4. Balance: As a high school student, I believe that having a balance between everything is crucial. I always check my capacity and take on roles only when I know I can dedicate time while staying committed to my other obligations such as clubs, academics, and volunteering.



5. Diversity: Everyone always has something to offer, no matter how big or small. As leaders, it is up to us to determine how to incorporate that perspective and utilize an individual's unique skill set. Sometimes what they may offer or suggest may be something you did not think of before. Having people from diverse backgrounds, cultures, and countries is something I value.

Another key highlight was the eight tips I learned when I transition from high school to university. The first year of university is extremely stressful for everyone, and being prepared ahead of time can help me alleviate some of that tension.
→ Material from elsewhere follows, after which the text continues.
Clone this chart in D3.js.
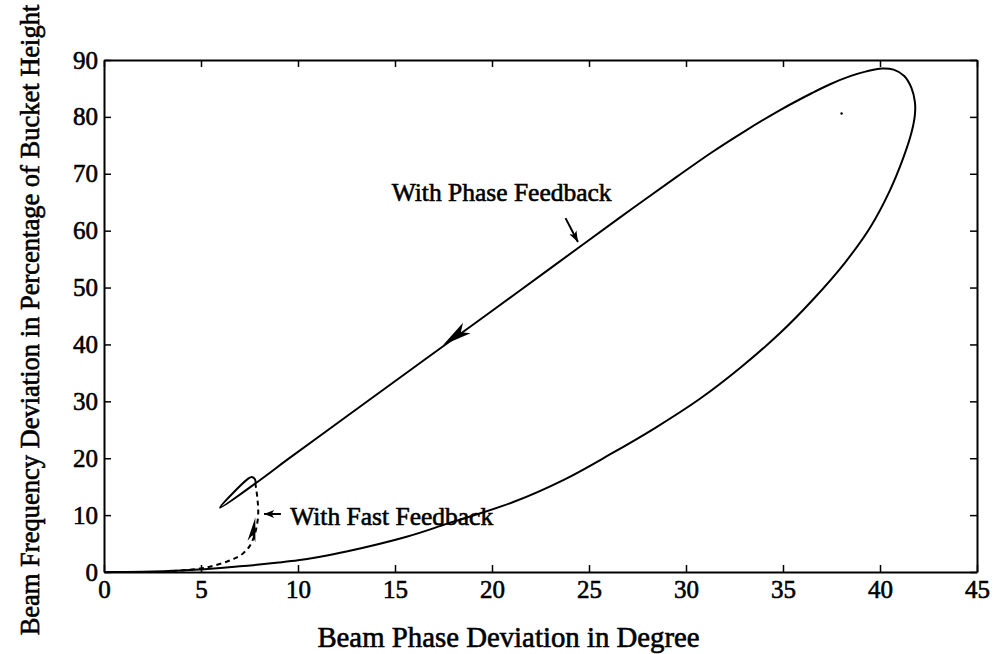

Some of the tips I learned were ones I never heard of before and helped me realize that university is not everything. It also made me recognize that if something hard happens during the first year, it is not the end of the world; I can always find ways to bounce back and be better than before as a person. Speaking of the tips, they are as follows:


1. Prioritize your time: Use your time management skills to know what needs to be done and delegate adequate time for each of the tasks you have to do.





2. Learn how to study: Finding how you study and what method works best for when it comes to learning before you enter university is crucial for success. Continuously relearn and reflect on your studying techniques to make adjustments so you can be successful.






3. Be organized: Find techniques or tools to help you keep track of your tasks and balance your time between clubs, studies, university obligations, and family.







4. Manage stress: Find coping techniques that work for you, destress your mind, and take your mind away from anything university-related for a while.